You can verify the protocol in use by running your clone with
GIT_TRACE_PACKET=1 in the environment. For v0, you'll see either a pair
of empty flush packets (for older versions of the server):

  packet:        clone< 0000
  packet:        clone> 0000

or a single-line capabilities faux-ref like:

  packet:        clone< 00000... capabilities^{}\0multi_ack thin-pack side-band etc...

For v2, the server will respond with a multi-line capabilities list,
starting with the version:

  packet:        clone< version 2

Assuming my guess is right, I think everything here is working as
designed, though obviously it's not a great outcome (and changing the
server-side config may not be an option for everyone).

Some possible things we could do to make it better:

  a. teach v0 the same "unborn" extension that v2 knows (or maybe even
     the existing symref extension would work on the capabilities line?)
     This probably wouldn't be too hard, but I think there are many
     other capabilities that v0 would still lack, so it's kind of a
     losing battle.

  b. as v0-only servers become more and more rare, it would be nice if
     the client could start assuming v2 by default, rather than probing.
     But I don't think this quite works, because it is the server who
     starts speaking v2 first (and it won't do so without seeing that
     probe).
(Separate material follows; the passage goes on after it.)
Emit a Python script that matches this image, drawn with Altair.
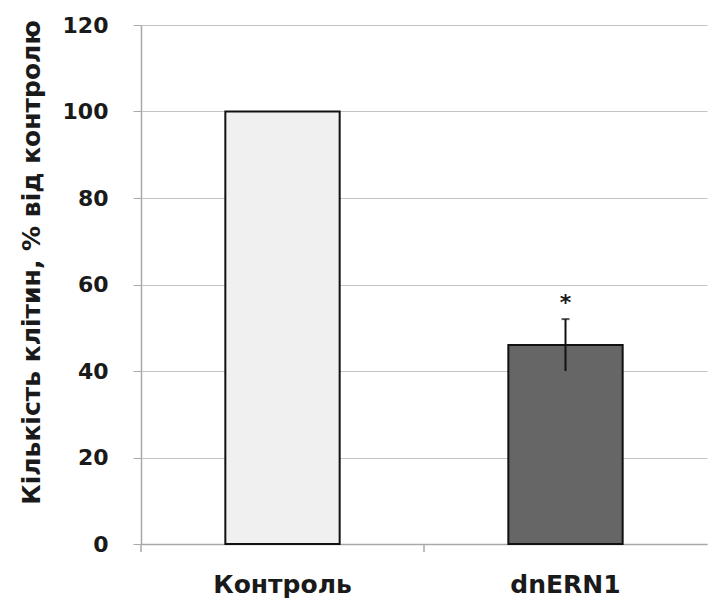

You could imagine the client invoking "git-upload-pack
     --version=2" on the server, but of course no server implements that
     option yet (and if you added it, you'd have to wait for the server
     side support to percolate).

  c. provide more ways to get the v2 probe information to the server.
     For ssh, one obvious thing is to invoke "GIT_PROTOCOL=version=2
     git-upload-pack" on the server, using the shell to set the
     environment variable rather than passing it over ssh. We didn't do
     that when we added v2 because there are backwards compatibility
     failure modes (e.g., servers where the shell is not regular 'sh' or
     where there might not be a shell at all, or restricted environments
     which allow "git-upload-pack" to run but nothing else).

But maybe taking (b) and (c) together, we could add an option to ask the
client to pass the protocol variable via the shell. It doesn't have to
work everywhere because you'd enable it manually for servers where you
know it would work (and people configuring restricted servers probably
already made the necessary ssh config changes).

Of course the biggest challenging is users realizing that they need to
do something to enable v2 in the first place. For the most part v0 just
works, and so it is easy to not realize you're still using it.